## [Task details]
Identify every line in the records below that contains the word "this", and reproduce each one.

## [Data to process]

········

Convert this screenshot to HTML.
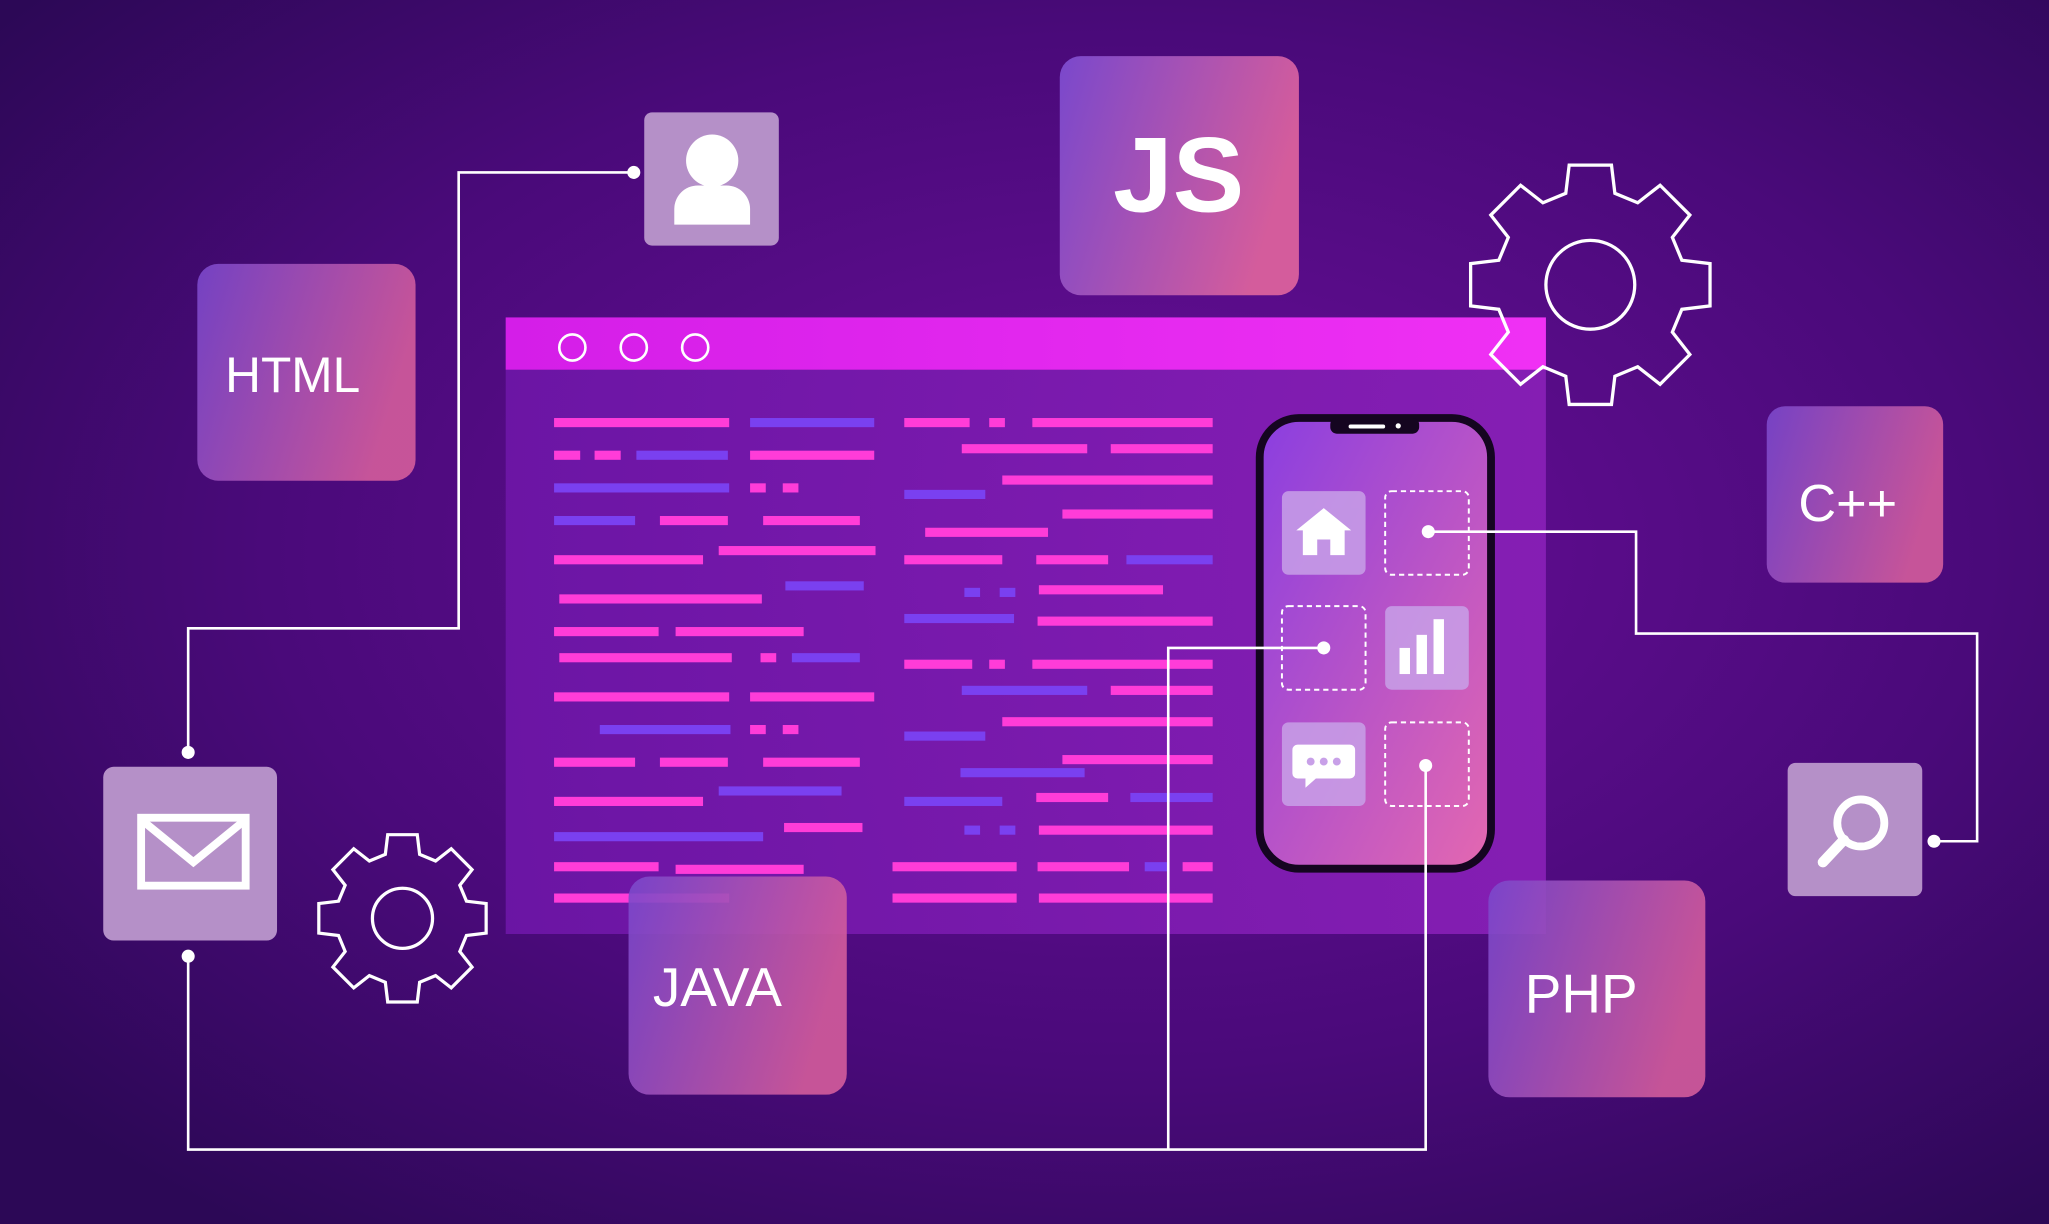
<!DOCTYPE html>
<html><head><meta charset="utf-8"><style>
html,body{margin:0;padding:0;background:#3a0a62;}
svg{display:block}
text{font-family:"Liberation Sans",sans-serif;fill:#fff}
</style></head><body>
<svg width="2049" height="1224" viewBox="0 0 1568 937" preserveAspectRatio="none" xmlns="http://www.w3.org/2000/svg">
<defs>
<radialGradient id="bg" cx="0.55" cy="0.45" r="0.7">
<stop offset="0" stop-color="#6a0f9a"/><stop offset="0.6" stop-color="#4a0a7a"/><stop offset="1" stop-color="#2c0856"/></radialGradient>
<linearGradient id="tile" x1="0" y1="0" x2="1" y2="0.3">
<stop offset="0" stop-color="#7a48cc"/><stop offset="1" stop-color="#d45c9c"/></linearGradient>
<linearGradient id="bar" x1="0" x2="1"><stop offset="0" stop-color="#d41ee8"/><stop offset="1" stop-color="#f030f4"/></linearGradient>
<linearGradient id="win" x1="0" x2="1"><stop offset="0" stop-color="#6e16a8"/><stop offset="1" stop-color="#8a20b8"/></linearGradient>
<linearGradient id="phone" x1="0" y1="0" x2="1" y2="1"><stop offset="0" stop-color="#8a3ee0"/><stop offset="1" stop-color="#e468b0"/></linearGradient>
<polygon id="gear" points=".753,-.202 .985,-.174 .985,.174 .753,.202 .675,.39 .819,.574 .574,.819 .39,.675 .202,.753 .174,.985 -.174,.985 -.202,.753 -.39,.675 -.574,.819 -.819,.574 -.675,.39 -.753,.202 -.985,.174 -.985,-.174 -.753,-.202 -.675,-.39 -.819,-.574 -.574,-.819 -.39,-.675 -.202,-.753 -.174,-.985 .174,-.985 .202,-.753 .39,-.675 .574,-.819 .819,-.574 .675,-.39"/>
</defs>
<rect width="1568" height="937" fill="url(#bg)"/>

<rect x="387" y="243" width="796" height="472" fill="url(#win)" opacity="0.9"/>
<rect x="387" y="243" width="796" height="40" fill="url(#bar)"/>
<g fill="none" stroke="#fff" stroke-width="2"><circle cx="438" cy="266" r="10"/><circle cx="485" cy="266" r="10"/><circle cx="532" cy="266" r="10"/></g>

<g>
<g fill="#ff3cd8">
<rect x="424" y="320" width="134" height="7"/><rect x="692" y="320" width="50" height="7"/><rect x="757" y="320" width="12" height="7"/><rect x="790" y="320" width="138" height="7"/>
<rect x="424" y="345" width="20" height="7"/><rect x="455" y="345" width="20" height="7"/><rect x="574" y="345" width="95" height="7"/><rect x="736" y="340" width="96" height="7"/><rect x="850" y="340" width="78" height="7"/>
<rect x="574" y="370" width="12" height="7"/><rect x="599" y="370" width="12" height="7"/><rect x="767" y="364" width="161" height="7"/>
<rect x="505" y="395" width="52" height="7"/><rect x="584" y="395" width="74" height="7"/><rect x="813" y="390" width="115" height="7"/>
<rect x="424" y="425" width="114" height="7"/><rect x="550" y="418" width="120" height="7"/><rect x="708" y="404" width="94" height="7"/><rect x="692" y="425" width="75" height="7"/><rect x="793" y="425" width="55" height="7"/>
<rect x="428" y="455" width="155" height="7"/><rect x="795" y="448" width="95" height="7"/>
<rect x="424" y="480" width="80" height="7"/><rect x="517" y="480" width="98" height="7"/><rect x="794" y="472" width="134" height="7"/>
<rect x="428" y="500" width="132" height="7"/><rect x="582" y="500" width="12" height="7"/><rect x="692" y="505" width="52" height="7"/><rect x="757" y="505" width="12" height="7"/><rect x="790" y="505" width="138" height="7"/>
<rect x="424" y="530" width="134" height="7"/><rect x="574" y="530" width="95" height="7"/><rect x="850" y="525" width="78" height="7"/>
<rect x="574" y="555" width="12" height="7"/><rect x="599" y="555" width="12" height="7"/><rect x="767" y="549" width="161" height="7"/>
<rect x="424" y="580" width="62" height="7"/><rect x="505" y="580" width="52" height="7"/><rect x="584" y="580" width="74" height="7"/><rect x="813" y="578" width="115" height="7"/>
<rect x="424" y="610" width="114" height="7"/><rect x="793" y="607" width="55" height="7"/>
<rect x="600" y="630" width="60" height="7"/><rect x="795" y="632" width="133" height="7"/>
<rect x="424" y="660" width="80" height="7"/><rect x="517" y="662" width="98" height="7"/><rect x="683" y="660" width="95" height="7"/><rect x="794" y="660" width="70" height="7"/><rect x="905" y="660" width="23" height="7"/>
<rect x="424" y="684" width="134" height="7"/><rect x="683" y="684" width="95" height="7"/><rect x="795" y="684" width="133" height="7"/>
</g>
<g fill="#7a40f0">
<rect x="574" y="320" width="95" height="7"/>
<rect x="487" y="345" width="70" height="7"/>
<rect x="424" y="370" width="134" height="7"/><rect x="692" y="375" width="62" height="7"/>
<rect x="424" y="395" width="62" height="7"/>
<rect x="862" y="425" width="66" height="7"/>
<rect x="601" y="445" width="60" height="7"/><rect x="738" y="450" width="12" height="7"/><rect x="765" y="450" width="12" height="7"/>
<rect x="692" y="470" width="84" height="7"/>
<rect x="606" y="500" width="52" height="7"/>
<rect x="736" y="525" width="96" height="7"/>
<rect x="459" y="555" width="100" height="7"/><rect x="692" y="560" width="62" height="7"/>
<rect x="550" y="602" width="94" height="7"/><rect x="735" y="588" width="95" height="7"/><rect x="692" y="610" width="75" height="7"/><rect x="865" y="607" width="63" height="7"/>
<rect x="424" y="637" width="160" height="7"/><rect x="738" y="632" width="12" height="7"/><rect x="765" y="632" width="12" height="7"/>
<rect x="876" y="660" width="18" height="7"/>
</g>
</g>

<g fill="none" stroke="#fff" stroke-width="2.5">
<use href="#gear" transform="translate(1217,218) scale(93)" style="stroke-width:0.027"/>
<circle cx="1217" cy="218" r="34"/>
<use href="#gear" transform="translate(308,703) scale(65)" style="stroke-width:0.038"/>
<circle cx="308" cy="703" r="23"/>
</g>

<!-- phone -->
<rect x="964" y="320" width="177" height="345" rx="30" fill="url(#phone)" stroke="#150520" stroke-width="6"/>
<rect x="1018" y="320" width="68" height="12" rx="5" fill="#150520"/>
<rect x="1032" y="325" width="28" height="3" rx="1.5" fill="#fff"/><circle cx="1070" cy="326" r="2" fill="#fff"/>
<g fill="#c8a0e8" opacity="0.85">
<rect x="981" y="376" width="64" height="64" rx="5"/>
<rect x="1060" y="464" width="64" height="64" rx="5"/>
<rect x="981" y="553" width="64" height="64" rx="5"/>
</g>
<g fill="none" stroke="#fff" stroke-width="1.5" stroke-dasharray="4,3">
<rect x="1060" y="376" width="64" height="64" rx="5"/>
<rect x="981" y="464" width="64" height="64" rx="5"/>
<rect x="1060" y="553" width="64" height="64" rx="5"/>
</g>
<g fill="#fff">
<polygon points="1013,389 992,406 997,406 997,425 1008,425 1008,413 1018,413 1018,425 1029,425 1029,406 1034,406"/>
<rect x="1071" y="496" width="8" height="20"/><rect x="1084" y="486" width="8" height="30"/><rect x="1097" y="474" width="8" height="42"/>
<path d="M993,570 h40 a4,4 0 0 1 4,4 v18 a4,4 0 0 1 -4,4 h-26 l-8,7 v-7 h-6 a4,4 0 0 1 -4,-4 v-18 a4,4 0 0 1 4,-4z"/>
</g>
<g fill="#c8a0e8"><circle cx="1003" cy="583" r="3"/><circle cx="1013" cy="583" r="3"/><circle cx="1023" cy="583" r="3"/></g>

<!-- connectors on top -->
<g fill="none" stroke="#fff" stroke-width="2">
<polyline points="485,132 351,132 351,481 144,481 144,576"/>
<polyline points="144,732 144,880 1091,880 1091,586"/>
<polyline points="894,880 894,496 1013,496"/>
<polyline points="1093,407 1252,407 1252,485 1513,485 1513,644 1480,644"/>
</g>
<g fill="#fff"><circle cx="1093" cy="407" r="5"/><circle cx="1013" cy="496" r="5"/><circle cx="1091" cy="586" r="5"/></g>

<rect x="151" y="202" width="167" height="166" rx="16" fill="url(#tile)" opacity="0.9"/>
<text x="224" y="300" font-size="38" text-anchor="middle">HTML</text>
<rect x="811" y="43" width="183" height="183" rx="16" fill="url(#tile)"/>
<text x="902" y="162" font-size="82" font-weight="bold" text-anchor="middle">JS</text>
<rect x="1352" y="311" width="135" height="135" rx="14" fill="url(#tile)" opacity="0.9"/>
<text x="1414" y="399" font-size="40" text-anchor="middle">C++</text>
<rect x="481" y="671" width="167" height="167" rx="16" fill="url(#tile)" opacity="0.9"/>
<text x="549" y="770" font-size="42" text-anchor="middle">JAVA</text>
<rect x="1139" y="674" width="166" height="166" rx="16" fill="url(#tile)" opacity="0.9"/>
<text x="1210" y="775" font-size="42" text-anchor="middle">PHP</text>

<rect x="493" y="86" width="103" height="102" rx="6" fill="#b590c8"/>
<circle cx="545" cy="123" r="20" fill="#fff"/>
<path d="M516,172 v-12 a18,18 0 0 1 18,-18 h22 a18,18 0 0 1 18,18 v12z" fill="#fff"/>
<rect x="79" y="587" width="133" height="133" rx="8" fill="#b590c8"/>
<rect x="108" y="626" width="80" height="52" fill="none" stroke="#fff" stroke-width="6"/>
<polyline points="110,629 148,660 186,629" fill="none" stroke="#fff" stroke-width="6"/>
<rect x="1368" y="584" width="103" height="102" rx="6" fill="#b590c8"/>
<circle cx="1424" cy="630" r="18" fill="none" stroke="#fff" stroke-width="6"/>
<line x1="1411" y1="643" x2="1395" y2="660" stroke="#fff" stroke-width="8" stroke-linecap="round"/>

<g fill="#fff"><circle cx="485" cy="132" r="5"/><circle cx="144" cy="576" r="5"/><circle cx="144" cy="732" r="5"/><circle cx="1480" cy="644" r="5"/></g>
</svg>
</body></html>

········

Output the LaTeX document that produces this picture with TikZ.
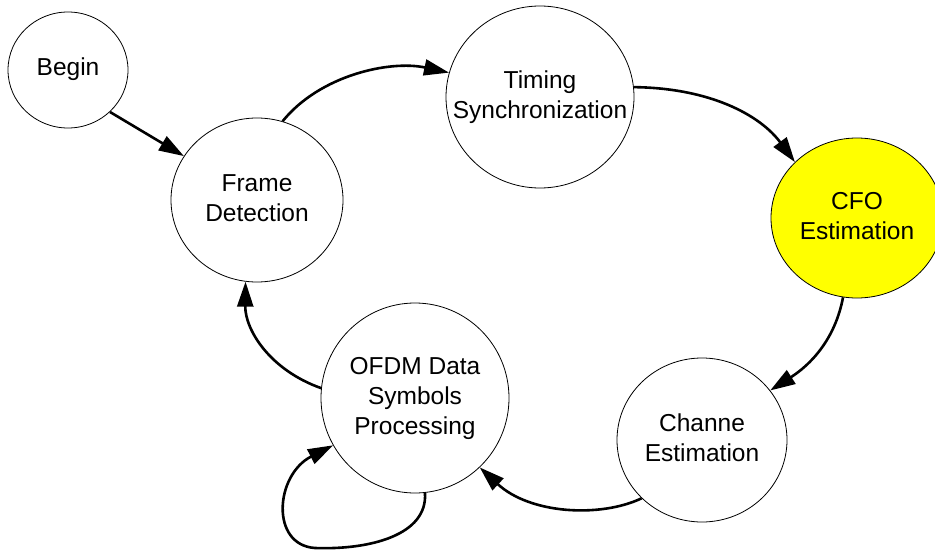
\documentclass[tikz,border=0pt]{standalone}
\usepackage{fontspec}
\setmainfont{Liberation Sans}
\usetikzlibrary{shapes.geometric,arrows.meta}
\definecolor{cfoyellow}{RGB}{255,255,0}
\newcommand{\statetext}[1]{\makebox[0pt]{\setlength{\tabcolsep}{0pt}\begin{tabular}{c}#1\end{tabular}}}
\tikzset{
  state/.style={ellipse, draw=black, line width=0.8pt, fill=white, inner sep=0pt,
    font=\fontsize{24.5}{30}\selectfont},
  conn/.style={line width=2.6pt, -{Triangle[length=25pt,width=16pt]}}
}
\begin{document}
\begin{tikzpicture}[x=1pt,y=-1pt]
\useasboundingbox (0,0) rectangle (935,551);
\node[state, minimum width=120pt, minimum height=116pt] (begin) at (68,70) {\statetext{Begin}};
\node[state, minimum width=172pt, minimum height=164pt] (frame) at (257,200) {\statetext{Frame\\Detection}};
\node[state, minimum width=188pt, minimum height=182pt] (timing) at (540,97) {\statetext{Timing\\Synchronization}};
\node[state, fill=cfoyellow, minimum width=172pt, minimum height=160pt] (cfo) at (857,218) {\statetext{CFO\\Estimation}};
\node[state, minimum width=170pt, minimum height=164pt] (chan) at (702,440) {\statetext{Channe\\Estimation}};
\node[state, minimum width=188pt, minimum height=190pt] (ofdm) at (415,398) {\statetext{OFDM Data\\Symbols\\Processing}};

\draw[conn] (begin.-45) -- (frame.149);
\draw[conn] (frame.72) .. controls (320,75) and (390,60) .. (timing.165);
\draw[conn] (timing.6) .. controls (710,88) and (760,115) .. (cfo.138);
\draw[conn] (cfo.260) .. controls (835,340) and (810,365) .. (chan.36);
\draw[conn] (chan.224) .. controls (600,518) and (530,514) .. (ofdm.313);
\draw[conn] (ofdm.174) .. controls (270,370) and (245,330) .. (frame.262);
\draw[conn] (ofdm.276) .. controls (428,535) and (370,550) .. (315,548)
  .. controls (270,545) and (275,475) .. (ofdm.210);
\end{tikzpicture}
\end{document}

········

## [Task response]
Convert this screenshot to HTML.
Output the LaTeX document that produces this picture with TikZ.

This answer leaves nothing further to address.